【神戸】元スペイン代表FWの動き出しに絶賛の声も!! 魔術師不在で見えた新戦力ビジャと周囲のフィット感は?

2019年02月14日 飯間 健

ビジャが初瀬に語った“狙い”とは?

13日の練習試合・光州FC戦で移籍後初ゴールを決めたビジャ。果たして、22日の開幕戦ではさらにチームへのフィットが進んでいるだろうか。写真:徳原隆元

 今季も大型補強を敢行した神戸は2月13日、光州(韓国2部)と沖縄キャンプ総仕上げの練習試合を行なった。練習試合3試合目にして、元スペイン代表FWダビド・ビジャが直接FKで移籍後初得点。4-1の勝利を収めた。

 もっとも開幕前の結果がそのままシーズンに持ち込まれるわけはない。ここで重要なのは内容。特に「周りの選手と擦り合わせをしていくこと。自分のコンディションを整えていくこと。そのためには練習試合は大事になる」と口にしていたビジャと、日本人選手との連係面だ。この試合ではコンディションを考慮されたと見られる元スペイン代表MFのアンドレス・イニエスタが欠場したが、ほぼベストメンバーが出場。スペイン代表やバルセロナでのチームメイトで"あうんの呼吸"で分かり合える「魔術師」がいないことは、逆にビジャと他の選手との融合を窺う上で大きな物差しとなった。
 
 結論から言えば、もう少し時間が掛かる。

 沖縄キャンプ2日目の11日、今季加入したDF初瀬亮は「『ボールに寄ってきた時でもオレが狙っているのは、まずは裏(のスペース)だから』と言われています」と、ビジャが狙いとするところを明かしてくれた。一方、MF郷家友太は「ボールを持った時に抜群の動き出しをしてくれている」と絶賛。その言葉通り、センターフォワードに入ったビジャは最終ラインと駆け引きしながら何度も飛び出す動きを見せていた。ただタイミングがひとつ遅れてオフサイドになってしまったり、パスが相手DFに引っ掛かるシーンも見て取れた。

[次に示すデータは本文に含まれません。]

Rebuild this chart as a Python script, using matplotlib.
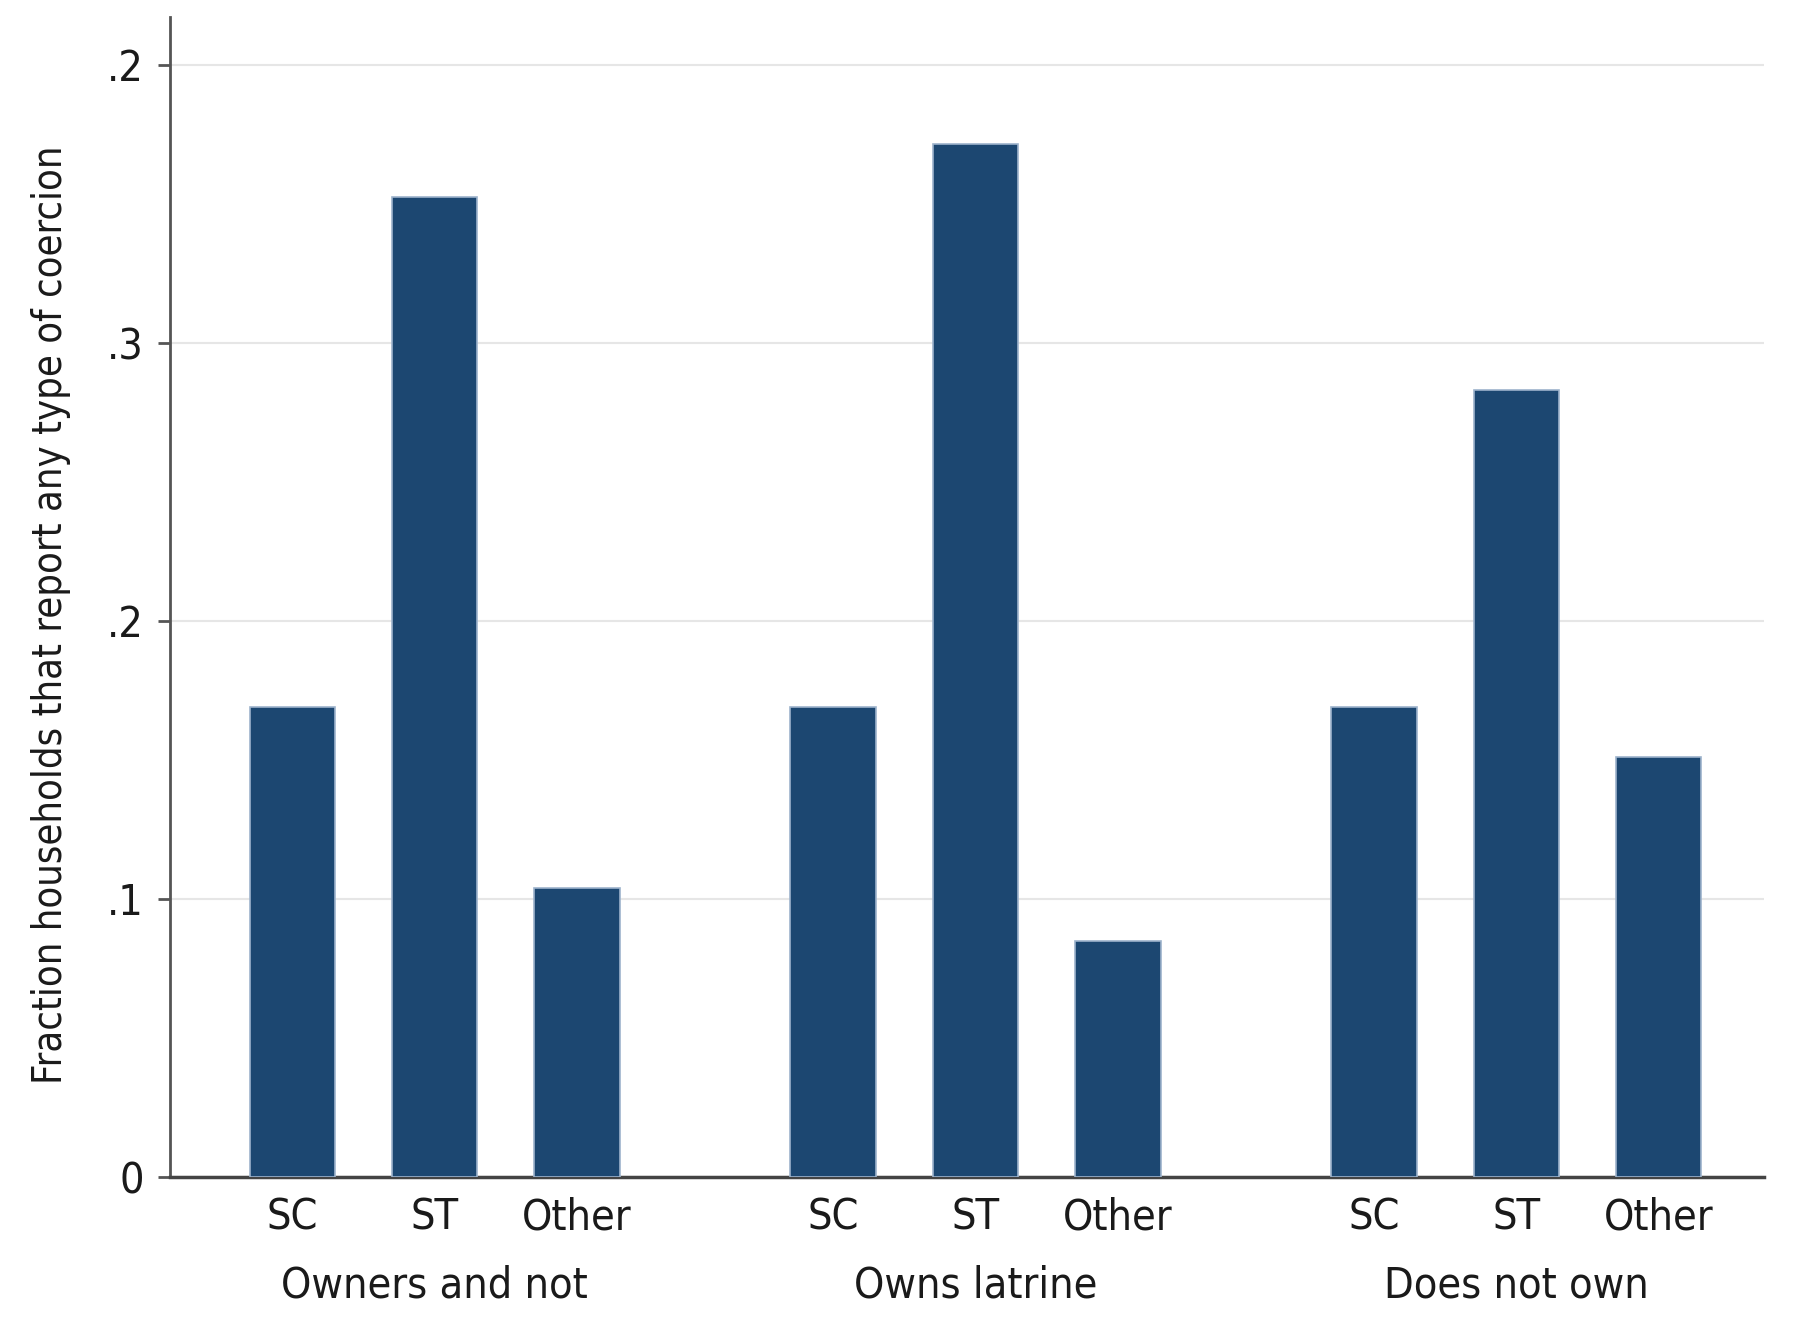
import numpy as np
import matplotlib
matplotlib.use('Agg')
import matplotlib.pyplot as plt

plt.rcParams['font.family'] = ['Liberation Sans Narrow', 'DejaVu Sans']
plt.rcParams['font.stretch'] = 'condensed'

# data
groups = ['Owners and not', 'Owns latrine', 'Does not own']
castes = ['SC', 'ST', 'Other']
owners_and_not = [0.169, 0.3525, 0.104]
owns_latrine = [0.169, 0.3715, 0.085]
does_not_own = [0.169, 0.283, 0.151]
ytick_vals = [0, 0.1, 0.2, 0.3, 0.4]
ytick_labels = ['0', '.1', '.2', '.3', '.2']

values = [owners_and_not, owns_latrine, does_not_own]
group_step = 3.8

fig = plt.figure(figsize=(18, 13.37), dpi=100)
ax = fig.add_axes([0.0944, 0.1197, 0.8856, 0.8673])

bar_color = '#1c4771'
pos_all = []
lab_all = []
for g, vals in enumerate(values):
    pos = np.arange(len(castes)) + g * group_step
    ax.bar(pos, vals, width=0.6, color=bar_color, edgecolor='#9db3cc', linewidth=1.2, zorder=3)
    pos_all.extend(pos)
    lab_all.extend(castes)
    # group name under the caste labels
    ax.text(pos.mean(), -0.094, groups[g], ha='center', va='center', fontsize=31,
            color='#1a1a1a', transform=ax.get_xaxis_transform(), clip_on=False)

ax.set_xlim(-0.86, 10.34)
ax.set_ylim(0, 0.417)
ax.set_xticks(pos_all)
ax.set_xticklabels(lab_all, fontsize=31, color='#1a1a1a')
ax.tick_params(axis='x', length=0, pad=14)
ax.set_yticks(ytick_vals)
ax.set_yticklabels(ytick_labels, fontsize=31, color='#1a1a1a')
ax.tick_params(axis='y', length=9, width=2, color='#555555', pad=10)

ax.grid(axis='y', color='#e6e6e6', linewidth=1.5, zorder=0)
for s in ['top', 'right']:
    ax.spines[s].set_visible(False)
ax.spines['left'].set_color('#555555')
ax.spines['left'].set_linewidth(2)
ax.spines['bottom'].set_color('#444444')
ax.spines['bottom'].set_linewidth(2.5)

ax.set_ylabel('Fraction households that report any type of coercion', fontsize=28.5,
              color='#1a1a1a')
ax.yaxis.set_label_coords(-0.062, 0.485)

fig.savefig('out.png', dpi=100, facecolor='white')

 クロスの上げ方に関しても、まだ試行錯誤しているようだった。初瀬は「自分からビジャにはクロスを入れる時のゴール前の入り方」を要求していると話していたが、基本的にはビジャはGKの前に飛び込むのではなく、ファーサイドでタイミングを図っていることが多かった。
 
 ただ、34分には元日本代表DF西大伍のクロスから強烈なヘディングシュートを放ったように(光州GKの好セーブに阻まれたが)、瞬間的なポジション取りは"さすが"の一言。「ゴール前の人数が揃っていなければ、無理にクロスは上げなくて良い」というポリシーを持っているフアン・マヌエル・リージョ監督の戦術下、得点確率の低いクロスは少ないだろう。とはいえ、ピンポイントですべてを合わせるのは困難なだけにニアサイドの"潰れ役"になる選手は欲しいところだ。

 米国ツアーから始まった長期のキャンプは13日で終了。ここからは練習試合の予定がなく、15日からは地元・神戸で調整を続けていくことになる。リーグ開幕・C大阪戦まで残り1週間強。新戦力ビジャが盟友イニエスタ以外とのコンビネーションをどこまで確立できるかが重要になる。